_Available data_
[Start]
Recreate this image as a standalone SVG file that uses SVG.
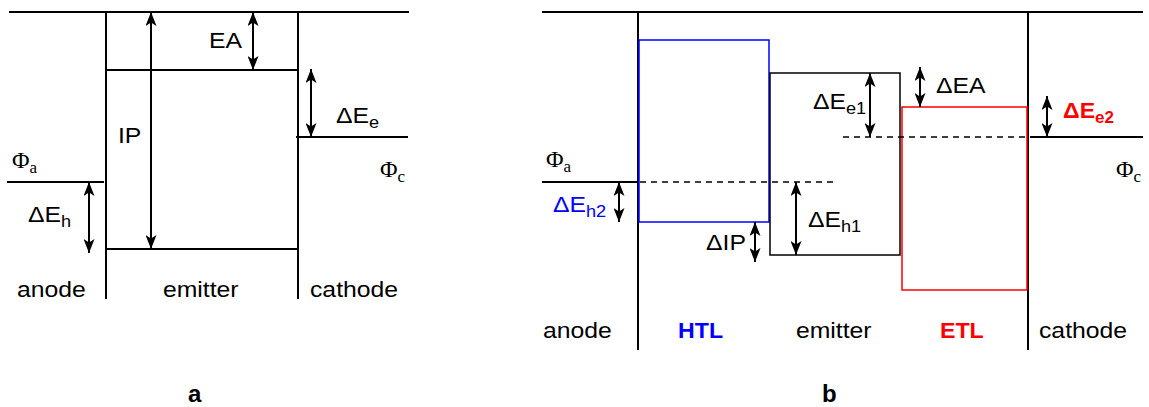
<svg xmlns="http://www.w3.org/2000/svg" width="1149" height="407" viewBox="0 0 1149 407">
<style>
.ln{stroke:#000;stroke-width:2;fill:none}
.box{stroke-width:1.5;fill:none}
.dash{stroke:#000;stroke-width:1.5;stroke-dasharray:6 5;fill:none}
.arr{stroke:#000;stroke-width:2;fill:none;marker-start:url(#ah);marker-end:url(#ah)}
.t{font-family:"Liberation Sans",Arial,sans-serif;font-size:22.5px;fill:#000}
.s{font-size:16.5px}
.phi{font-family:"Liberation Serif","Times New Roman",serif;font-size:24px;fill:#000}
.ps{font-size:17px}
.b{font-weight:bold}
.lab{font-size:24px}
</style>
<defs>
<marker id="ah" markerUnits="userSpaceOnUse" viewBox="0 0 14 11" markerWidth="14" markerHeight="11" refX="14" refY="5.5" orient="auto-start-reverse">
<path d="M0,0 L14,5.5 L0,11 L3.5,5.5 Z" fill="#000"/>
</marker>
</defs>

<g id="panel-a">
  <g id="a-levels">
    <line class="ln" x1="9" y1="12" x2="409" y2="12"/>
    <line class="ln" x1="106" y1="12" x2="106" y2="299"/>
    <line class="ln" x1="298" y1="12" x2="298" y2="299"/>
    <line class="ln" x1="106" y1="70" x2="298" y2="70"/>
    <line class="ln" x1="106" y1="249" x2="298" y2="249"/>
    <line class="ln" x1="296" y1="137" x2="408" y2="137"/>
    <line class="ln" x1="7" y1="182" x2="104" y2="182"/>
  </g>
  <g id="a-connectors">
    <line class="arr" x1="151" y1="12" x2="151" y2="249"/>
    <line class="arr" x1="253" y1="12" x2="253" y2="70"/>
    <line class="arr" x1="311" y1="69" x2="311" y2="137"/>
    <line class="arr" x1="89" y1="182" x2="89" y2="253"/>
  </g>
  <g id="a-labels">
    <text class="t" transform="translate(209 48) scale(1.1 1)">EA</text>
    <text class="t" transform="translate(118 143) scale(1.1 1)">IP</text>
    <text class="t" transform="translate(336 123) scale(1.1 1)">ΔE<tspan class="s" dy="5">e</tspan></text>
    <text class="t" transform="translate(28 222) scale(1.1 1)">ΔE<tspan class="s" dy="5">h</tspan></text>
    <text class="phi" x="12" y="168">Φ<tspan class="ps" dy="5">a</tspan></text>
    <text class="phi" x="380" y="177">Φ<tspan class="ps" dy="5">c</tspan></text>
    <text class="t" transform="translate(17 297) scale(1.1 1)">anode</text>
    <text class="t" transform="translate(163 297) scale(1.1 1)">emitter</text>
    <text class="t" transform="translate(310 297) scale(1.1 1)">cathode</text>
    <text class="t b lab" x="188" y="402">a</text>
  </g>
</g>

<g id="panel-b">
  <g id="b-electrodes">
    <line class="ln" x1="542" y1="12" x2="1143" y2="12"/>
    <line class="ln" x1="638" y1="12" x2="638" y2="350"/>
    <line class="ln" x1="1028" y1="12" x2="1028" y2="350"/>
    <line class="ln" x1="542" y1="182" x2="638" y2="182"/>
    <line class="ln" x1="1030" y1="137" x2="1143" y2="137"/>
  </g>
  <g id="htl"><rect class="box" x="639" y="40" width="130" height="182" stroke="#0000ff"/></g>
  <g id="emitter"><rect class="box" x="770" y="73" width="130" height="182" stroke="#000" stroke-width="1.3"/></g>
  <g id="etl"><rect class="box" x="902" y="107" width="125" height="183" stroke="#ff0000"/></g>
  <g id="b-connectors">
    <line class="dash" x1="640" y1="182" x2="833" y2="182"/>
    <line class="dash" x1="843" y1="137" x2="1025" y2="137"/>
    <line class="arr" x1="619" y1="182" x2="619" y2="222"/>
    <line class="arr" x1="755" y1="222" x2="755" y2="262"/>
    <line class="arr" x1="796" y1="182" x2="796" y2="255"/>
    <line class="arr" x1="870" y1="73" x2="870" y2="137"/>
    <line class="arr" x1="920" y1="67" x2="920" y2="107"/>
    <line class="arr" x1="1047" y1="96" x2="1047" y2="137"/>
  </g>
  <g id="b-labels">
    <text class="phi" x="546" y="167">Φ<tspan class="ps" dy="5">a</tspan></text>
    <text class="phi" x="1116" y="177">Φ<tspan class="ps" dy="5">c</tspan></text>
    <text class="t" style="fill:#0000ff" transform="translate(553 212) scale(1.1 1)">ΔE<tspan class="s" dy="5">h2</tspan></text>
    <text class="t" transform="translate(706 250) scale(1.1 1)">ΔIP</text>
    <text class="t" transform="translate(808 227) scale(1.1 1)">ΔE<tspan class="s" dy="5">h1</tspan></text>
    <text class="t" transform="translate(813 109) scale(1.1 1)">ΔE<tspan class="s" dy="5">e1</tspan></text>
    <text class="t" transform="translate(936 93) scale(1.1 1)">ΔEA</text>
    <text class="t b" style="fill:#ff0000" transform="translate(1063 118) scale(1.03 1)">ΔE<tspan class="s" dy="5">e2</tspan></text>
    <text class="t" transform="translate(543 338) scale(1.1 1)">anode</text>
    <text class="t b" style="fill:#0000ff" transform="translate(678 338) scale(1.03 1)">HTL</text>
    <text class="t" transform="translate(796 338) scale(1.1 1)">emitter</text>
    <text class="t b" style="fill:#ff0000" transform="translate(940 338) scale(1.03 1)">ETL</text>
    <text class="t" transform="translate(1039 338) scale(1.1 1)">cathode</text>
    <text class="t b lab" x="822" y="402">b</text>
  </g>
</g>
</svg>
[End]
_Requirement_
Write out the whole listing exactly, and drop the pictures.

_Solution to the problem_
Recreate this image as a standalone SVG file that uses SVG.
<svg xmlns="http://www.w3.org/2000/svg" width="1149" height="407" viewBox="0 0 1149 407">
<style>
.ln{stroke:#000;stroke-width:2;fill:none}
.box{stroke-width:1.5;fill:none}
.dash{stroke:#000;stroke-width:1.5;stroke-dasharray:6 5;fill:none}
.arr{stroke:#000;stroke-width:2;fill:none;marker-start:url(#ah);marker-end:url(#ah)}
.t{font-family:"Liberation Sans",Arial,sans-serif;font-size:22.5px;fill:#000}
.s{font-size:16.5px}
.phi{font-family:"Liberation Serif","Times New Roman",serif;font-size:24px;fill:#000}
.ps{font-size:17px}
.b{font-weight:bold}
.lab{font-size:24px}
</style>
<defs>
<marker id="ah" markerUnits="userSpaceOnUse" viewBox="0 0 14 11" markerWidth="14" markerHeight="11" refX="14" refY="5.5" orient="auto-start-reverse">
<path d="M0,0 L14,5.5 L0,11 L3.5,5.5 Z" fill="#000"/>
</marker>
</defs>

<g id="panel-a">
  <g id="a-levels">
    <line class="ln" x1="9" y1="12" x2="409" y2="12"/>
    <line class="ln" x1="106" y1="12" x2="106" y2="299"/>
    <line class="ln" x1="298" y1="12" x2="298" y2="299"/>
    <line class="ln" x1="106" y1="70" x2="298" y2="70"/>
    <line class="ln" x1="106" y1="249" x2="298" y2="249"/>
    <line class="ln" x1="296" y1="137" x2="408" y2="137"/>
    <line class="ln" x1="7" y1="182" x2="104" y2="182"/>
  </g>
  <g id="a-connectors">
    <line class="arr" x1="151" y1="12" x2="151" y2="249"/>
    <line class="arr" x1="253" y1="12" x2="253" y2="70"/>
    <line class="arr" x1="311" y1="69" x2="311" y2="137"/>
    <line class="arr" x1="89" y1="182" x2="89" y2="253"/>
  </g>
  <g id="a-labels">
    <text class="t" transform="translate(209 48) scale(1.1 1)">EA</text>
    <text class="t" transform="translate(118 143) scale(1.1 1)">IP</text>
    <text class="t" transform="translate(336 123) scale(1.1 1)">ΔE<tspan class="s" dy="5">e</tspan></text>
    <text class="t" transform="translate(28 222) scale(1.1 1)">ΔE<tspan class="s" dy="5">h</tspan></text>
    <text class="phi" x="12" y="168">Φ<tspan class="ps" dy="5">a</tspan></text>
    <text class="phi" x="380" y="177">Φ<tspan class="ps" dy="5">c</tspan></text>
    <text class="t" transform="translate(17 297) scale(1.1 1)">anode</text>
    <text class="t" transform="translate(163 297) scale(1.1 1)">emitter</text>
    <text class="t" transform="translate(310 297) scale(1.1 1)">cathode</text>
    <text class="t b lab" x="188" y="402">a</text>
  </g>
</g>

<g id="panel-b">
  <g id="b-electrodes">
    <line class="ln" x1="542" y1="12" x2="1143" y2="12"/>
    <line class="ln" x1="638" y1="12" x2="638" y2="350"/>
    <line class="ln" x1="1028" y1="12" x2="1028" y2="350"/>
    <line class="ln" x1="542" y1="182" x2="638" y2="182"/>
    <line class="ln" x1="1030" y1="137" x2="1143" y2="137"/>
  </g>
  <g id="htl"><rect class="box" x="639" y="40" width="130" height="182" stroke="#0000ff"/></g>
  <g id="emitter"><rect class="box" x="770" y="73" width="130" height="182" stroke="#000" stroke-width="1.3"/></g>
  <g id="etl"><rect class="box" x="902" y="107" width="125" height="183" stroke="#ff0000"/></g>
  <g id="b-connectors">
    <line class="dash" x1="640" y1="182" x2="833" y2="182"/>
    <line class="dash" x1="843" y1="137" x2="1025" y2="137"/>
    <line class="arr" x1="619" y1="182" x2="619" y2="222"/>
    <line class="arr" x1="755" y1="222" x2="755" y2="262"/>
    <line class="arr" x1="796" y1="182" x2="796" y2="255"/>
    <line class="arr" x1="870" y1="73" x2="870" y2="137"/>
    <line class="arr" x1="920" y1="67" x2="920" y2="107"/>
    <line class="arr" x1="1047" y1="96" x2="1047" y2="137"/>
  </g>
  <g id="b-labels">
    <text class="phi" x="546" y="167">Φ<tspan class="ps" dy="5">a</tspan></text>
    <text class="phi" x="1116" y="177">Φ<tspan class="ps" dy="5">c</tspan></text>
    <text class="t" style="fill:#0000ff" transform="translate(553 212) scale(1.1 1)">ΔE<tspan class="s" dy="5">h2</tspan></text>
    <text class="t" transform="translate(706 250) scale(1.1 1)">ΔIP</text>
    <text class="t" transform="translate(808 227) scale(1.1 1)">ΔE<tspan class="s" dy="5">h1</tspan></text>
    <text class="t" transform="translate(813 109) scale(1.1 1)">ΔE<tspan class="s" dy="5">e1</tspan></text>
    <text class="t" transform="translate(936 93) scale(1.1 1)">ΔEA</text>
    <text class="t b" style="fill:#ff0000" transform="translate(1063 118) scale(1.03 1)">ΔE<tspan class="s" dy="5">e2</tspan></text>
    <text class="t" transform="translate(543 338) scale(1.1 1)">anode</text>
    <text class="t b" style="fill:#0000ff" transform="translate(678 338) scale(1.03 1)">HTL</text>
    <text class="t" transform="translate(796 338) scale(1.1 1)">emitter</text>
    <text class="t b" style="fill:#ff0000" transform="translate(940 338) scale(1.03 1)">ETL</text>
    <text class="t" transform="translate(1039 338) scale(1.1 1)">cathode</text>
    <text class="t b lab" x="822" y="402">b</text>
  </g>
</g>
</svg>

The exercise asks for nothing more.